■ **Exercise objective**: Retype, exactly as written, every line from the one containing "Write the TikZ code for this diagram." down to the one containing "(w2.south) -- (mm2.30);", including both, and nothing else.

── Records for the task ──

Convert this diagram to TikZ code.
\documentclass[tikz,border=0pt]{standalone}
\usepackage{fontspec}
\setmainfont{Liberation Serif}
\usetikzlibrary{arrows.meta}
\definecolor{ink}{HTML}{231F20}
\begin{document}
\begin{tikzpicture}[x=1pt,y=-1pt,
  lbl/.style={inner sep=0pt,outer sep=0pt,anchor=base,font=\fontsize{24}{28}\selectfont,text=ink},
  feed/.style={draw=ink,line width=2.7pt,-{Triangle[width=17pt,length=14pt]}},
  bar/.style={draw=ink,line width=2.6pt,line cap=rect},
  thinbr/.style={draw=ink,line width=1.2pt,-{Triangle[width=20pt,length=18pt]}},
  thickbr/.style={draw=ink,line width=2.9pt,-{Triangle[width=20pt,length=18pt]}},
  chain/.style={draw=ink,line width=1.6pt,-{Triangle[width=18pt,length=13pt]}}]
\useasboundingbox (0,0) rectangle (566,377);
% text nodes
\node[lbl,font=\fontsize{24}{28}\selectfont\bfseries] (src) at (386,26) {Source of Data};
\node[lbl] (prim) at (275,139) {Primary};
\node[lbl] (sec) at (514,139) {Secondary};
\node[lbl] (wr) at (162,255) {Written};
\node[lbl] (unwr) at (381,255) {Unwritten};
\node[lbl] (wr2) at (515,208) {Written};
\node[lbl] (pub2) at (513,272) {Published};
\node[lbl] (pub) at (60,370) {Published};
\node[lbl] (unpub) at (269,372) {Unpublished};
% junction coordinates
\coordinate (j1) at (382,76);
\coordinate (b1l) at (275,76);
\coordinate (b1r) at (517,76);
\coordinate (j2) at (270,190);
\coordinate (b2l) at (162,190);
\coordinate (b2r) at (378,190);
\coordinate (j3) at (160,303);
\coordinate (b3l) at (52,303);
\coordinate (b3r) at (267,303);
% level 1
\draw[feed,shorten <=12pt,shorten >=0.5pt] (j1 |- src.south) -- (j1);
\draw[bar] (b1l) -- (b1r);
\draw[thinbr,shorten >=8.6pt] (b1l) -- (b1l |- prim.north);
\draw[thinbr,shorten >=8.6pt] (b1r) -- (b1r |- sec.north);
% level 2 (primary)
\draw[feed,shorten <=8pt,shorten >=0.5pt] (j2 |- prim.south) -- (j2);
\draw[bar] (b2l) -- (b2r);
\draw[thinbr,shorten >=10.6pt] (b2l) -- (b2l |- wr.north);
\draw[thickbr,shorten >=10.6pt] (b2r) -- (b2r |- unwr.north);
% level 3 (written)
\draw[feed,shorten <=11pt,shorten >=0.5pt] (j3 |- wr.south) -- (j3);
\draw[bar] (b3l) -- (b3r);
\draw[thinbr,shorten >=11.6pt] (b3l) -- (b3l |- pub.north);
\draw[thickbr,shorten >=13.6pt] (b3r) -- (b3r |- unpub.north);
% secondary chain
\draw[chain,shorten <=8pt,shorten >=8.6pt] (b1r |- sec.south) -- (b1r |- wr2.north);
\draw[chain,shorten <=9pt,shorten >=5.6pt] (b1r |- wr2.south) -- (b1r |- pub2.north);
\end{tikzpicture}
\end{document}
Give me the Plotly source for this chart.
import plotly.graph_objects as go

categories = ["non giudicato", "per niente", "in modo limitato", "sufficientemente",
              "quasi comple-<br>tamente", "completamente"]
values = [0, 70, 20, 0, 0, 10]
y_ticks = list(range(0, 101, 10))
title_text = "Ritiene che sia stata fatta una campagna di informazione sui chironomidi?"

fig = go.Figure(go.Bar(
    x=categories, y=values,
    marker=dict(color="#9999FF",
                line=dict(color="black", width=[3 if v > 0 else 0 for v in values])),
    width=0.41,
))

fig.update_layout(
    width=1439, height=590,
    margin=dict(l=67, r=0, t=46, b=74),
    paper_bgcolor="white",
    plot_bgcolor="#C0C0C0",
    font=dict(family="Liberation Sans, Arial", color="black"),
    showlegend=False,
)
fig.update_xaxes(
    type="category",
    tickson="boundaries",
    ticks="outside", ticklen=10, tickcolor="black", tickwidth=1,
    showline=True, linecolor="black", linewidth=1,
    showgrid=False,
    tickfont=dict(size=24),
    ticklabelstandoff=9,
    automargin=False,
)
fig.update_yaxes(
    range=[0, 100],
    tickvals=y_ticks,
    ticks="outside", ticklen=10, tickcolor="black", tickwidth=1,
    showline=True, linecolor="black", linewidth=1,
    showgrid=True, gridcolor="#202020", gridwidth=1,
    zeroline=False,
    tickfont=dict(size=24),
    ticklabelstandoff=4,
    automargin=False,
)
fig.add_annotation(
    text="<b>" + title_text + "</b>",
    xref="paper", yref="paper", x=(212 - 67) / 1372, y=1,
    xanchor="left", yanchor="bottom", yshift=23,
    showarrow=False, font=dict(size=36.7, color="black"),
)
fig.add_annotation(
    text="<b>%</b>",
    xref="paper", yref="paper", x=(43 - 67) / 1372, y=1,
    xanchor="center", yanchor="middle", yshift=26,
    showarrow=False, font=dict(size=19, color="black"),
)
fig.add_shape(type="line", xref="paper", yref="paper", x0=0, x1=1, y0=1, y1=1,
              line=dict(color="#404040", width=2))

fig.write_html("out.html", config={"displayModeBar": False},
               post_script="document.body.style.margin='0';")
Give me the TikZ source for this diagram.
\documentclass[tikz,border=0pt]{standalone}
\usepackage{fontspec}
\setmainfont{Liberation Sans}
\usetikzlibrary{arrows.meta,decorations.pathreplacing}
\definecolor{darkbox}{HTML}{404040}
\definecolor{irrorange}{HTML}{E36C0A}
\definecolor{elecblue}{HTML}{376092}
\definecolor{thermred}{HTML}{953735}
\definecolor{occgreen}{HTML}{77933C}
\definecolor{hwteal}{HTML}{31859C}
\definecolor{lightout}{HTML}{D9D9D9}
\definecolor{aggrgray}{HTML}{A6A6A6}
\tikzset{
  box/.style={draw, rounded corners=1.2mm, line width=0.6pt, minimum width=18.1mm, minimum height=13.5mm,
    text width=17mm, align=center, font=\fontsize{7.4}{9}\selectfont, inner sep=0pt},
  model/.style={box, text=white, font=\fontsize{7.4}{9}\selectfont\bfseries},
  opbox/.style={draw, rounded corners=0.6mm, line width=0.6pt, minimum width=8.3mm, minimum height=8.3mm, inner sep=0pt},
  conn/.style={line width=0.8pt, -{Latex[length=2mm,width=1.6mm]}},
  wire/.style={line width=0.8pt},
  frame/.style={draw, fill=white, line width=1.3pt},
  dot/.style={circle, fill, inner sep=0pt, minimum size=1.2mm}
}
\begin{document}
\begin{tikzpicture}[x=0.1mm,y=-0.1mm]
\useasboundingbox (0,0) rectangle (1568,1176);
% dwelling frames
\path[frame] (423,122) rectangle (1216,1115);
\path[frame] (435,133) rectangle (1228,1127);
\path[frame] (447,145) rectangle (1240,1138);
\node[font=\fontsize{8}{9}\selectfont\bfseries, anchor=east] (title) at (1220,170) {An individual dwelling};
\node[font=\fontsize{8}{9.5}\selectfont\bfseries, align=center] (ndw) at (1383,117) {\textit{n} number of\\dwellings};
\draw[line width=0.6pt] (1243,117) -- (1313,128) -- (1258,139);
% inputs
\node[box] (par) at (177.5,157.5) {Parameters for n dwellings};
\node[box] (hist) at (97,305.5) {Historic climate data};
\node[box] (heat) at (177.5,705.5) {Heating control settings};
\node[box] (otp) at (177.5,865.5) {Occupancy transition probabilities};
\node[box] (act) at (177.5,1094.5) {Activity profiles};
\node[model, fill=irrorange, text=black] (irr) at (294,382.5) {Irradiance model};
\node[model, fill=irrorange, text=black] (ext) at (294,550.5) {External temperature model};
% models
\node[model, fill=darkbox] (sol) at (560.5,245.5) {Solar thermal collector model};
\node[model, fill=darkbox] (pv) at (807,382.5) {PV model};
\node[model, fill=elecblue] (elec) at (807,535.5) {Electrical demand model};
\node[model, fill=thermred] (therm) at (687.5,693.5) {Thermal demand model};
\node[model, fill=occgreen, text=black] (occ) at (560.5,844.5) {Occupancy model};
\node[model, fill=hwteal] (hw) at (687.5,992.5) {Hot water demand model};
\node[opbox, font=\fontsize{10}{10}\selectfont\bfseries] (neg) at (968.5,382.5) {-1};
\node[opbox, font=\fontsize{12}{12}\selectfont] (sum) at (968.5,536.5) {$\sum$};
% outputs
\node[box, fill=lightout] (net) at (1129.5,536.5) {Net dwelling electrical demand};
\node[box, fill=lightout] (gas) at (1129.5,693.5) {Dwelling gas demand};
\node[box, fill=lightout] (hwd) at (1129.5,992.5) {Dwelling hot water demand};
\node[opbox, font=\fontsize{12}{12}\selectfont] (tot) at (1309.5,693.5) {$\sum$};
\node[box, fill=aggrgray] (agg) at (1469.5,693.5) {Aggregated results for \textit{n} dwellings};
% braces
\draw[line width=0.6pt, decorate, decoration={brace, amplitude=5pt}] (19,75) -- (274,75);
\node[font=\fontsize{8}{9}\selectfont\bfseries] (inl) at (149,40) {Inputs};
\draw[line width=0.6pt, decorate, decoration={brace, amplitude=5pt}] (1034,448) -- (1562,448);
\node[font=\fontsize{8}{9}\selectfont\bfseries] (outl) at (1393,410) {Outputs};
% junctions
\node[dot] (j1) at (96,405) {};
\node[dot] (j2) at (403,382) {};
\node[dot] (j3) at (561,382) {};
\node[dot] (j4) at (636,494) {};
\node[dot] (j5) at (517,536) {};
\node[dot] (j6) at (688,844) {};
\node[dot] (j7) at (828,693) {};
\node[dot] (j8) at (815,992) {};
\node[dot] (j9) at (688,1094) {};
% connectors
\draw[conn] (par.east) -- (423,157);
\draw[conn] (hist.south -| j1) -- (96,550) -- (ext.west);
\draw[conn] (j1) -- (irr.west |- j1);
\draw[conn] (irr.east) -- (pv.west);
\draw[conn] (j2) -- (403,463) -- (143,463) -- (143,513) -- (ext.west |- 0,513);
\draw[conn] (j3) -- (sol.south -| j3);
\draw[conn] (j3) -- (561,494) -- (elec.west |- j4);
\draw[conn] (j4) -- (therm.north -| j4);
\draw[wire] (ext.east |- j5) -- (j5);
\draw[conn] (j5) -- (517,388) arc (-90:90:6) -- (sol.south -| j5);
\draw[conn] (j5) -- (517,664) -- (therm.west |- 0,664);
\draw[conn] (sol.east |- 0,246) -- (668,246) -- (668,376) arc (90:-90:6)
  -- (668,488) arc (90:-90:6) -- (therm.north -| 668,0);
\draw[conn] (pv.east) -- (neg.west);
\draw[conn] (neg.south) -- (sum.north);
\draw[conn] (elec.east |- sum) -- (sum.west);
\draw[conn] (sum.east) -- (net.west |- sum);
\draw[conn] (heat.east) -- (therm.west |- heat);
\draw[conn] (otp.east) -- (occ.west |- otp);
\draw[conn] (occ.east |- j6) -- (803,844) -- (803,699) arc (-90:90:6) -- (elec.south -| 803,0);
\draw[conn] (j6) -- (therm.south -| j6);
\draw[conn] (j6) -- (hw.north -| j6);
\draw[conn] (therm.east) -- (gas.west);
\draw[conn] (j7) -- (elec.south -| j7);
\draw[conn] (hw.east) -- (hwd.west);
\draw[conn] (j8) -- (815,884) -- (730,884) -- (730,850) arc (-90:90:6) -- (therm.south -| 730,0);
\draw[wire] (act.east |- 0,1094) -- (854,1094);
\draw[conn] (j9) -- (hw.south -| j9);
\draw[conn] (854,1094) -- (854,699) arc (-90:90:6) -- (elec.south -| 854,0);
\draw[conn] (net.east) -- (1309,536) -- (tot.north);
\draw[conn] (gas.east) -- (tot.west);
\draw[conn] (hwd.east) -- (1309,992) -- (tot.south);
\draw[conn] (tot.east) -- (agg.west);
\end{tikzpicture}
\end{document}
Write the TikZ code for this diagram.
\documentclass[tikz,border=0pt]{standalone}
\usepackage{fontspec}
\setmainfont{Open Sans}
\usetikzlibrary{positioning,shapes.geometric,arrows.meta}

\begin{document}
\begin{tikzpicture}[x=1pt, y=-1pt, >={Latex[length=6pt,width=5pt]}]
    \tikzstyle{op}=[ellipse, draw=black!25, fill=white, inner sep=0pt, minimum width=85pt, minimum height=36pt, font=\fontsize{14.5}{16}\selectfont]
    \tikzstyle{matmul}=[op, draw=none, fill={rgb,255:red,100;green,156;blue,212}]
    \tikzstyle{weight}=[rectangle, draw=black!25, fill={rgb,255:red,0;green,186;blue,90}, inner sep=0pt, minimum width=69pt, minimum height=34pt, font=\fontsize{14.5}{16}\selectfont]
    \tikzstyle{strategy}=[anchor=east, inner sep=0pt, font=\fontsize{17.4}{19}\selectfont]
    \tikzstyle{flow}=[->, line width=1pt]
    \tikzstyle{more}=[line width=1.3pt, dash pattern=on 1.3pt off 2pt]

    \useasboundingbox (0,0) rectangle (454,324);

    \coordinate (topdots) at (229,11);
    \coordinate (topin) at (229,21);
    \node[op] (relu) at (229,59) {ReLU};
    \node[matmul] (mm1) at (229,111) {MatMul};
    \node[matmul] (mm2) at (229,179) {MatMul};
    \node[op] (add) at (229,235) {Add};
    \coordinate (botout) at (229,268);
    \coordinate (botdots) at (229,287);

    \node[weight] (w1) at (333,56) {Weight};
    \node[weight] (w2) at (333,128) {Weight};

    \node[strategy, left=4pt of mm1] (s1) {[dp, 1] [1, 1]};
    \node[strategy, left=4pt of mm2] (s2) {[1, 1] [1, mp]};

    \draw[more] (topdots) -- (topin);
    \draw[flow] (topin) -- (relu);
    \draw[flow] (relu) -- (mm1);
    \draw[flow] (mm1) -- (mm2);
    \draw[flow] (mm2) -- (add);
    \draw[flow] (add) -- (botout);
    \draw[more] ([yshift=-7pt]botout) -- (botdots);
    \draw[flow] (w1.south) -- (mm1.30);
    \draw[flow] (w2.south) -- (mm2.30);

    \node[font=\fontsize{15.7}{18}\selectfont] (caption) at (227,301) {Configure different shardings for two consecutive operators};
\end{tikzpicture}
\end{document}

───

■ **Written solution**:
Write the TikZ code for this diagram.
\documentclass[tikz,border=0pt]{standalone}
\usepackage{fontspec}
\setmainfont{Open Sans}
\usetikzlibrary{positioning,shapes.geometric,arrows.meta}

\begin{document}
\begin{tikzpicture}[x=1pt, y=-1pt, >={Latex[length=6pt,width=5pt]}]
    \tikzstyle{op}=[ellipse, draw=black!25, fill=white, inner sep=0pt, minimum width=85pt, minimum height=36pt, font=\fontsize{14.5}{16}\selectfont]
    \tikzstyle{matmul}=[op, draw=none, fill={rgb,255:red,100;green,156;blue,212}]
    \tikzstyle{weight}=[rectangle, draw=black!25, fill={rgb,255:red,0;green,186;blue,90}, inner sep=0pt, minimum width=69pt, minimum height=34pt, font=\fontsize{14.5}{16}\selectfont]
    \tikzstyle{strategy}=[anchor=east, inner sep=0pt, font=\fontsize{17.4}{19}\selectfont]
    \tikzstyle{flow}=[->, line width=1pt]
    \tikzstyle{more}=[line width=1.3pt, dash pattern=on 1.3pt off 2pt]

    \useasboundingbox (0,0) rectangle (454,324);

    \coordinate (topdots) at (229,11);
    \coordinate (topin) at (229,21);
    \node[op] (relu) at (229,59) {ReLU};
    \node[matmul] (mm1) at (229,111) {MatMul};
    \node[matmul] (mm2) at (229,179) {MatMul};
    \node[op] (add) at (229,235) {Add};
    \coordinate (botout) at (229,268);
    \coordinate (botdots) at (229,287);

    \node[weight] (w1) at (333,56) {Weight};
    \node[weight] (w2) at (333,128) {Weight};

    \node[strategy, left=4pt of mm1] (s1) {[dp, 1] [1, 1]};
    \node[strategy, left=4pt of mm2] (s2) {[1, 1] [1, mp]};

    \draw[more] (topdots) -- (topin);
    \draw[flow] (topin) -- (relu);
    \draw[flow] (relu) -- (mm1);
    \draw[flow] (mm1) -- (mm2);
    \draw[flow] (mm2) -- (add);
    \draw[flow] (add) -- (botout);
    \draw[more] ([yshift=-7pt]botout) -- (botdots);
    \draw[flow] (w1.south) -- (mm1.30);
    \draw[flow] (w2.south) -- (mm2.30);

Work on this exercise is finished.